• Directions for this task: Return the lines from the one with "Output the Python" through the one with "plt.rcParams['font.family'] = ['Lato', 'DejaVu", exactly as they appear and with no pictures.

• Provided data:
** START **

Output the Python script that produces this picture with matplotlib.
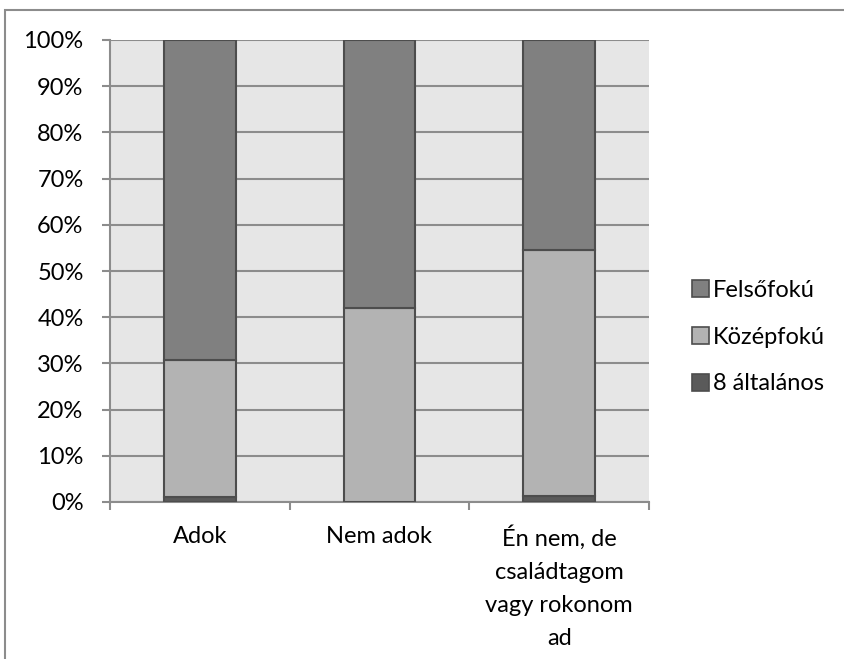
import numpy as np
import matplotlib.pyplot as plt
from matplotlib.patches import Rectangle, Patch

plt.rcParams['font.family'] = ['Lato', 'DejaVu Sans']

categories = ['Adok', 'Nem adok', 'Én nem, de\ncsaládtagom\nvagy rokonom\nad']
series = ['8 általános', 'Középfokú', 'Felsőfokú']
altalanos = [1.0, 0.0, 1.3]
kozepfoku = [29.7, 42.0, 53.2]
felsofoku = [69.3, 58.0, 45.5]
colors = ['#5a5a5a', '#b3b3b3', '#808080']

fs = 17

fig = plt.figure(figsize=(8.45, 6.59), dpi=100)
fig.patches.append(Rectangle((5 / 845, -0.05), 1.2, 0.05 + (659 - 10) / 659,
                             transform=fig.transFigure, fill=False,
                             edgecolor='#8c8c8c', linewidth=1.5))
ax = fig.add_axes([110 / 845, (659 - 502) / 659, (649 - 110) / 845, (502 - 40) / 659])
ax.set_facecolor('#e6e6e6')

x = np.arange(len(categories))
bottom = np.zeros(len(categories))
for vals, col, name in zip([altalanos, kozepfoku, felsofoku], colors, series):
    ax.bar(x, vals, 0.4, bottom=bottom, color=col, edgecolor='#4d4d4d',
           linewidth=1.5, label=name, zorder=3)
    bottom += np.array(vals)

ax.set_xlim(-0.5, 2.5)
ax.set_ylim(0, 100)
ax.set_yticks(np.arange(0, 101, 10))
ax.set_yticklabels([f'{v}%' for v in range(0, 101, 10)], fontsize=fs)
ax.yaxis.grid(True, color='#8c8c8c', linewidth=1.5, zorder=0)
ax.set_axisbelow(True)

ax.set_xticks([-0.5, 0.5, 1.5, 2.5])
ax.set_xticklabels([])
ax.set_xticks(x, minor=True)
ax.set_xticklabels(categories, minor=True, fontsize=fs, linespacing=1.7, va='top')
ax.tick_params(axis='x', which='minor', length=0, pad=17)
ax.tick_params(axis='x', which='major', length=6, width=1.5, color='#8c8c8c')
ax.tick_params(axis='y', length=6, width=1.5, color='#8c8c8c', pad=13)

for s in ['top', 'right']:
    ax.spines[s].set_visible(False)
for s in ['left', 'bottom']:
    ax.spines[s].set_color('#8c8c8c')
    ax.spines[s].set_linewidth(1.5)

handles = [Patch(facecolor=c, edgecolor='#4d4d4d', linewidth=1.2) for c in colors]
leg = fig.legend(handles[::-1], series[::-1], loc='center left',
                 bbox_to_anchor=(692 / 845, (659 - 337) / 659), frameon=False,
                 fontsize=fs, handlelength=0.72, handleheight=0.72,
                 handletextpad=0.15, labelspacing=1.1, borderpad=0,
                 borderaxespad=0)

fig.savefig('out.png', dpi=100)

** END **
** START **

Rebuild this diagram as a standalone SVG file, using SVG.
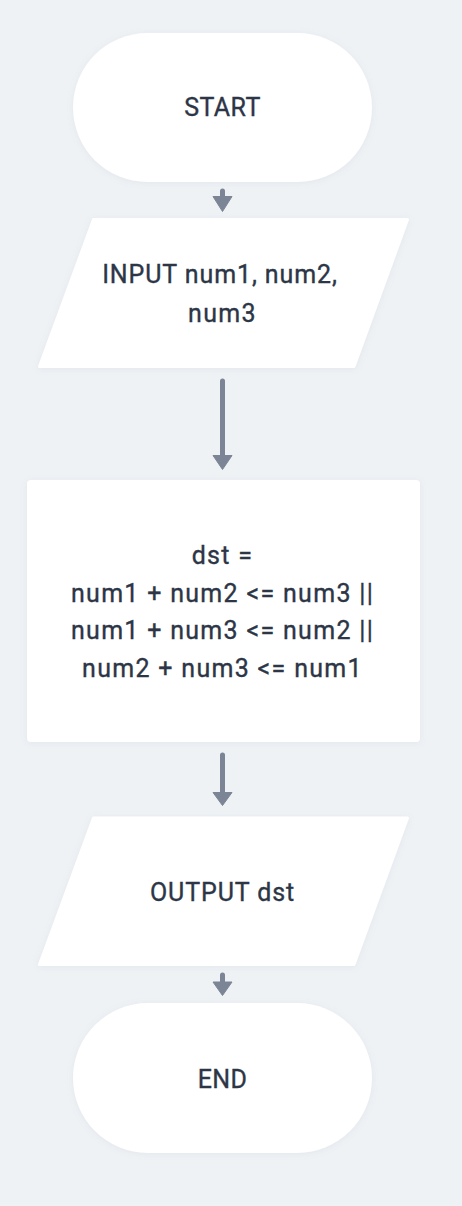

** END **

• Result for this exercise:
Output the Python script that produces this picture with matplotlib.
import numpy as np
import matplotlib.pyplot as plt
from matplotlib.patches import Rectangle, Patch

plt.rcParams['font.family'] = ['Lato', 'DejaVu Sans']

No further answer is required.